Dziennik Gazeta Prawna jest dziś posłańcem złych wieści dla samorządów. Po pierwsze wyliczyła, że dotacje na przedszkola z budżetu państwa na 2014 r. są niższe od spodziewanych nawet o 1,7 mln zł. I twierdzi, że rząd ukarał gminy za przedszkolaków. A Pani minister Kluzik-Rostkowska przyznaje się, że nie ma ani siły, ani woli politycznej, by choćby minimalnie znowelizować Kartę nauczyciela. Jednym słowem nie potrafi dokończyć tego, co w końcu po latach negocjacji udało się wypracować jej poprzedniczkom.

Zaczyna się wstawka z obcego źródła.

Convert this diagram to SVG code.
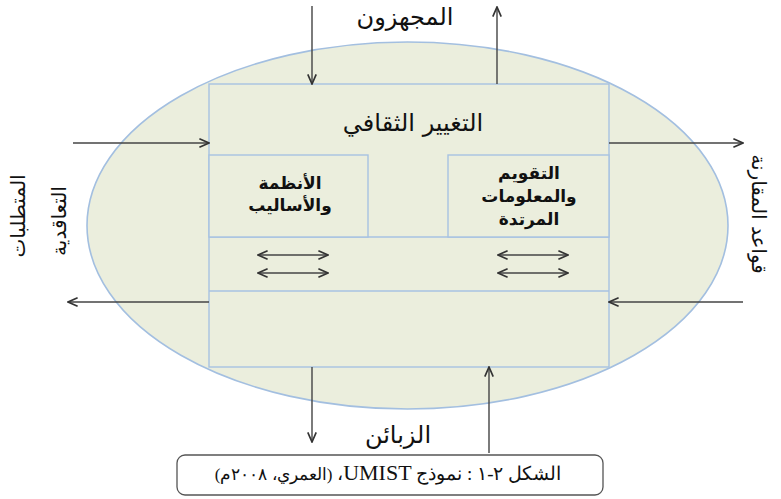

Puls Biznesu ostrzega ministra Marka Biernackiego, że jeśli przetarg nad operatora dozoru elektronicznego się opóźni, to 5 tysięcy więźniów pójdzie na urlop. I kolejny raz przekonamy się, co woli ministerstwo sprawiedliwości, ptaszki w klatce czy na wolności.